Ricerca UniMoRe. Parte degli effetti del linfoma di Hodgkin possono essere evitati

Attraverso la ricerca UniMoRe del professor Massimo Federico si è dimostrato che molti pazienti affetti da Linfoma di Hodgkin possono evitare i gravi effetti collaterali di alcuni regimi di chemioterapia, grazie all'uso della PET-TAC

UniMoRe conquista un altro importante risultato nella ricerca europea, con lo studio RATHL, coordinato dal prof. Massimo Federico dell'Università degli Studi di Modena e Reggio Emilia, attraverso il quale è stato evidenziato che molti pazienti affetti da Linfoma di Hodgkin possono evitare, almeno in parte, i gravi effetti collaterali di alcuni regimi di chemioterapia, grazie all’uso della PET–TAC, Tomografia ad Emissione di Positroni associata a una Tomografia Assiale Computerizzata.

Si tratta di un'apparecchiatura a tecnologia avanzata che è in grado di predire se un trattamento è efficace oppure no. Lo studio è stato appena pubblicato sula prestigiosa rivista New England Journal of Medicine. Lo studio è stato condotto  su più di 1.200 pazienti con linfoma di Hodgkin avanzato, sottoponendoli ad un esame PET/TAC, un test per immagini che, grazie alla somministrazione di piccole quantità di glucosio radioattivo, permette di evidenziare le zone colpite dal linfoma, dove questa sostanza si accumula.

Il professor Massimo Federico riferisce: “Siamo riconoscenti per la fiducia che ci hanno concesso i nostri pazienti acconsentendo a partecipare a questo ampio studio, scientificamente rigoroso e costantemente monitorato, mirato a massimizzare la efficacia delle cure con il minimo di tossicità possibile.
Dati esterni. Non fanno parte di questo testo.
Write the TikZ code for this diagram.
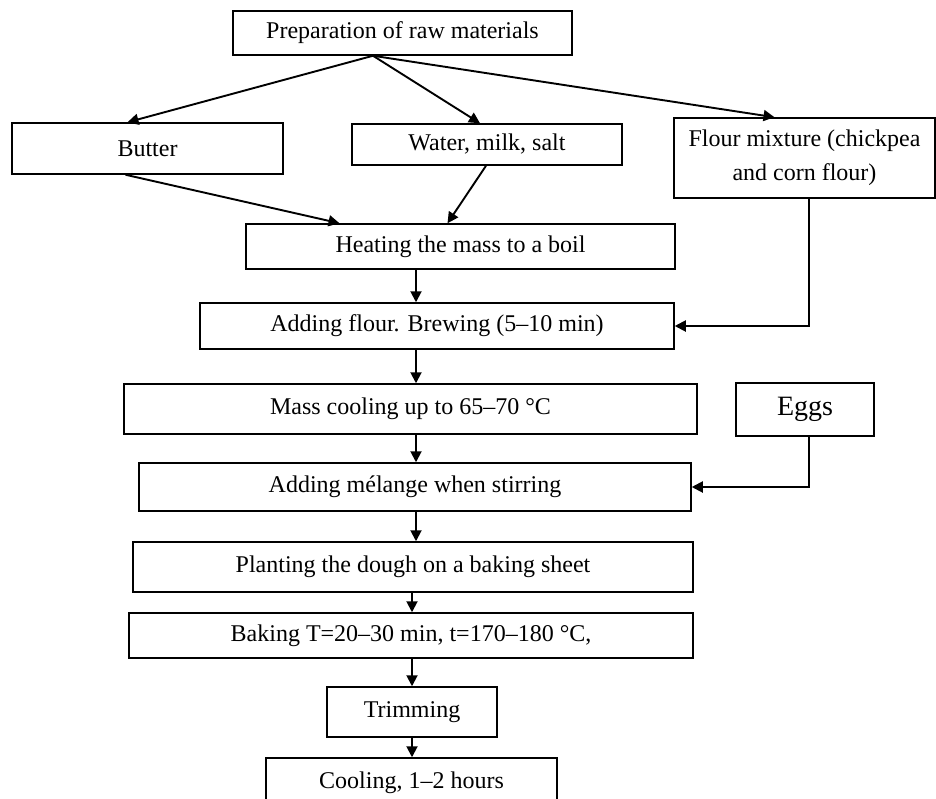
\documentclass[tikz,border=0pt]{standalone}
\usepackage{fontspec}
\setmainfont{Liberation Serif}
\usetikzlibrary{arrows.meta,calc}

\begin{document}
\begin{tikzpicture}[x=0.5pt,y=-0.5pt,
  box/.style={rectangle,draw,line width=0.75pt,inner sep=0pt,align=center,
    font=\fontsize{12}{17}\selectfont},
  arr/.style={line width=0.95pt,-{Triangle[length=5.5pt,width=5.5pt]}}]
\useasboundingbox (0,0) rectangle (936,798);

% raw materials
\node [box,minimum width=169.5pt,minimum height=22pt] (prep) at (402.5,33) {Preparation of raw materials};
\node [box,minimum width=135.5pt,minimum height=25.5pt] (butter) at (147.5,148.5) {Butter};
\node [box,minimum width=135pt,minimum height=20.5pt] (water) at (487,144.5) {Water, milk, salt};
\node [box,minimum width=130.5pt,minimum height=40pt] (flour) at (804.5,158) {Flour mixture (chickpea\\and corn flour)};
\node [box,minimum width=69pt,minimum height=26.5pt,font=\fontsize{14}{17}\selectfont] (eggs) at (805,409.5) {Eggs};

% main line
\node [box,minimum width=214.5pt,minimum height=22.5pt] (heat) at (460.5,246.5) {Heating the mass to a boil};
\node [box,minimum width=237pt,minimum height=23pt] (addflour) at (437,326) {Adding flour. Brewing (5--10 min)};
\node [box,minimum width=286.5pt,minimum height=25pt] (mass) at (410.5,409) {Mass cooling up to 65--70 °C};
\node [box,minimum width=276pt,minimum height=24pt] (melange) at (415,487) {Adding mélange when stirring};
\node [box,minimum width=280pt,minimum height=25pt] (plant) at (413,567) {Planting the dough on a baking sheet};
\node [box,minimum width=282pt,minimum height=22.5pt] (bake) at (411,635.5) {Baking T=20--30 min, t=170--180 °C,};
\node [box,minimum width=85pt,minimum height=25pt] (trim) at (412,712) {Trimming};
\node [box,minimum width=145.5pt,minimum height=25pt] (cool) at (411.5,783) {Cooling, 1--2 hours};

\coordinate (fork) at ($(prep.south)+(-29.5,0)$);
\coordinate (spine) at (416,0);

\draw[arr] (fork) -- ($(butter.north)+(-20,0)$);
\draw[arr] (fork) -- ($(water.north)+(-7,0)$);
\draw[arr] (fork) -- ($(flour.north)+(-30,0)$);
\draw[arr] ($(butter.south)+(-22,0)$) -- ($(heat.north)+(-121,0)$);
\draw[arr] ($(water.south)+(-1,0)$) -- ($(heat.north)+(-13,0)$);
\draw[arr] (heat.south -| spine) -- (addflour.north -| spine);
\draw[arr] ($(flour.south)+(4.5,0)$) |- (addflour.east);
\draw[arr] (addflour.south -| spine) -- (mass.north -| spine);
\draw[arr] (mass.south -| spine) -- (melange.north -| spine);
\draw[arr] ($(eggs.south)+(4,0)$) |- (melange.east);
\draw[arr] (melange.south -| spine) -- (plant.north -| spine);
\draw[arr] (plant.south -| trim) -- (bake.north -| trim);
\draw[arr] (bake.south -| trim) -- (trim.north);
\draw[arr] (trim.south) -- (cool.north -| trim);
\end{tikzpicture}
\end{document}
L’esame PET-2 ci ha permesso di identificare i pazienti con una probabilità di guarigione considerevolmente alta (97% a 3 anni). Questo studio ha dimostrato che possiamo personalizzare la terapia, risparmiando a molti pazienti la tossicità polmonare causata da una continua esposizione alla bleomicina, oltre a ridurre ulteriormente il rischio di infertilità conseguente all’esposizione a chemioterapia intensiva."
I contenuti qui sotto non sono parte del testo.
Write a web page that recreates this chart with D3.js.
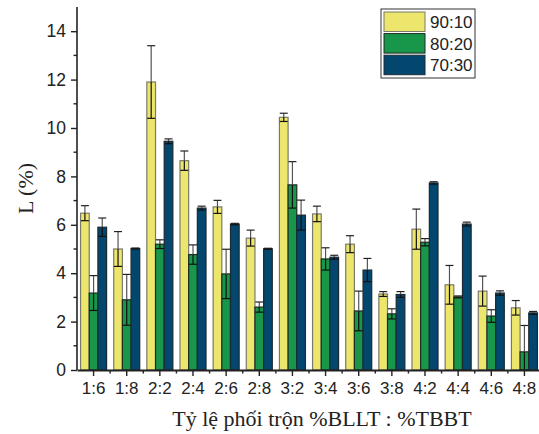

Lo studio è stato finanziato dalla Cancer Research UK, dal Gruppo Australiano/Neozelandese per la lotta alle Leucemie e i Linfomi (ALLG) ed, in Italia, dalla Associazione Angela Serra per la Ricerca sul Cancro. Grazie a questa sperimentazione si è dimostrato che i pazienti che proseguivano il trattamento senza bleomicina avevano le stesse percentuali di guarigione di quelli che ricevevano lo stesso trattamento usato inizialmente.  
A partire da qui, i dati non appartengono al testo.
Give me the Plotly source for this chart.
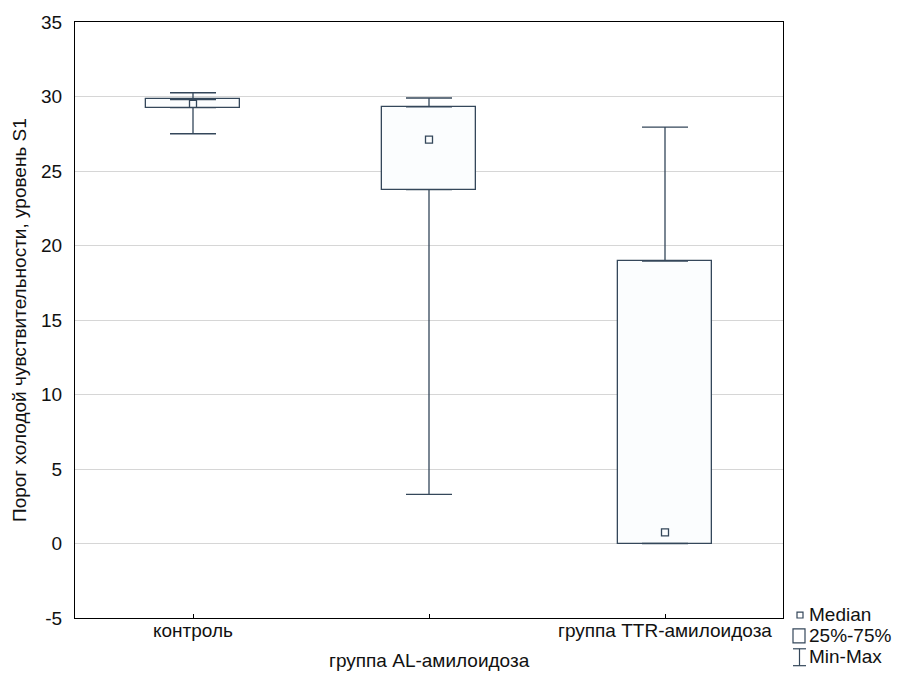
import plotly.graph_objects as go

# Cold sensitivity threshold, level S1: min / quartiles / median / max per group
categories = ["контроль", "группа AL-амилоидоза", "группа TTR-амилоидоза"]
v_min = [27.5, 3.3, 0.0]
v_q1 = [29.25, 23.75, 0.0]
v_median = [29.5, 27.1, 0.75]
v_q3 = [29.8, 29.3, 18.95]
v_max = [30.25, 29.9, 27.95]

y_ticks = [-5, 0, 5, 10, 15, 20, 25, 30, 35]
y_tick_text = ["-5", "0", "5", "10", "15", "20", "25", "30", "35"]
y_title = "Порог холодой чувствительности, уровень S1"
legend_labels = ["Median", "25%-75%", "Min-Max"]

FONT = "Liberation Sans, Arial, sans-serif"
FS = 19
INK = "#34475a"
FILL = "#fbfdfe"

W, H = 900, 677
ML, MR, MT, MB = 75, 117, 18, 59
PW, PH = W - ML - MR, H - MT - MB


def px_x(px):
    return (px - ML) / PW


def px_y(py):
    return (H - MB - py) / PH


pos = list(range(len(categories)))

fig = go.Figure()

# interquartile boxes
fig.add_trace(go.Bar(
    x=pos, base=v_q1, y=[b - a for a, b in zip(v_q1, v_q3)],
    width=0.395, marker=dict(color=FILL, line=dict(color=INK, width=1.3)),
    hoverinfo="skip", showlegend=False,
))

# upper whiskers (q3 -> max)
fig.add_trace(go.Scatter(
    x=pos, y=v_q3, mode="markers", marker=dict(size=1, opacity=0),
    error_y=dict(type="data", symmetric=False,
                 array=[b - a for a, b in zip(v_q3, v_max)],
                 arrayminus=[0] * len(pos),
                 color=INK, thickness=1.3, width=23),
    hoverinfo="skip", showlegend=False,
))

# lower whiskers (min -> q1)
fig.add_trace(go.Scatter(
    x=pos, y=v_q1, mode="markers", marker=dict(size=1, opacity=0),
    error_y=dict(type="data", symmetric=False,
                 array=[0] * len(pos),
                 arrayminus=[a - b for a, b in zip(v_q1, v_min)],
                 color=INK, thickness=1.3, width=23),
    hoverinfo="skip", showlegend=False,
))

# medians
fig.add_trace(go.Scatter(
    x=pos, y=v_median, mode="markers",
    marker=dict(symbol="square", size=7, color=FILL, line=dict(color=INK, width=1.3)),
    showlegend=False,
))

# category labels, the middle one staggered below
annotations = []
for i, name in enumerate(categories):
    annotations.append(dict(
        x=i, xref="x", y=px_y(631 if i != 1 else 661), yref="paper",
        text=name, showarrow=False, xanchor="center", yanchor="middle",
        font=dict(family=FONT, size=FS, color="#111"),
    ))

annotations.append(dict(
    x=px_x(19), xref="paper", y=0.5, yref="paper", text=y_title,
    textangle=-90, showarrow=False, xanchor="center", yanchor="middle",
    font=dict(family=FONT, size=FS, color="#111"),
))

# legend box (drawn by hand to get the marker glyphs)
leg_y = [614, 636, 657]
for lab, ly in zip(legend_labels, leg_y):
    annotations.append(dict(
        x=px_x(807), xref="paper", y=px_y(ly), yref="paper", text=lab,
        showarrow=False, xanchor="left", yanchor="middle",
        font=dict(family=FONT, size=FS, color="#111"),
    ))

shape_line = dict(color=INK, width=1.2)
shapes = [
    dict(type="rect", xref="paper", yref="paper",
         x0=px_x(797), x1=px_x(803), y0=px_y(618), y1=px_y(612), line=shape_line),
    dict(type="rect", xref="paper", yref="paper",
         x0=px_x(793), x1=px_x(805), y0=px_y(643), y1=px_y(629), line=shape_line),
    dict(type="line", xref="paper", yref="paper",
         x0=px_x(793), x1=px_x(806), y0=px_y(649), y1=px_y(649), line=shape_line),
    dict(type="line", xref="paper", yref="paper",
         x0=px_x(799.5), x1=px_x(799.5), y0=px_y(649), y1=px_y(666), line=shape_line),
    dict(type="line", xref="paper", yref="paper",
         x0=px_x(793), x1=px_x(806), y0=px_y(666), y1=px_y(666), line=shape_line),
]

fig.update_layout(
    width=W, height=H,
    margin=dict(l=ML, r=MR, t=MT, b=MB, pad=0),
    paper_bgcolor="white", plot_bgcolor="white",
    font=dict(family=FONT, size=FS, color="#111"),
    showlegend=False,
    annotations=annotations,
    shapes=shapes,
    bargap=0,
)

fig.update_xaxes(
    range=[-0.5, len(categories) - 0.5], tickvals=pos, showticklabels=False,
    ticks="inside", ticklen=4, tickcolor="black",
    showgrid=False, zeroline=False,
    showline=True, linecolor="black", linewidth=1.2, mirror=True,
)
fig.update_yaxes(
    range=[-5, 35], tickvals=y_ticks, ticktext=y_tick_text,
    ticks="", ticklabelstandoff=8,
    showgrid=True, gridcolor="#d6d6d6", gridwidth=1, zeroline=False,
    showline=True, linecolor="black", linewidth=1.2, mirror=True,
    tickfont=dict(family=FONT, size=FS, color="#111"),
)

fig.write_html("out.html")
"Questo approccio - ha spiegato il professor Federico - associato ad una ridotta necessità di trattamento radioterapico in combinazione con la chemioterapia, riduce in maniera sostanziale i danni ai tessuti sani del paziente e il rischio di seconde neoplasie, altro grave effetto indesiderato di alcuni trattamenti chemioterapici. Dall’altra parte, il persistere di anomalie alla PET-2 ha permesso di identificare quella piccola popolazione di pazienti (circa il 15%) nei quali la malattia è più aggressiva e che necessitano di chemioterapia intensificata“.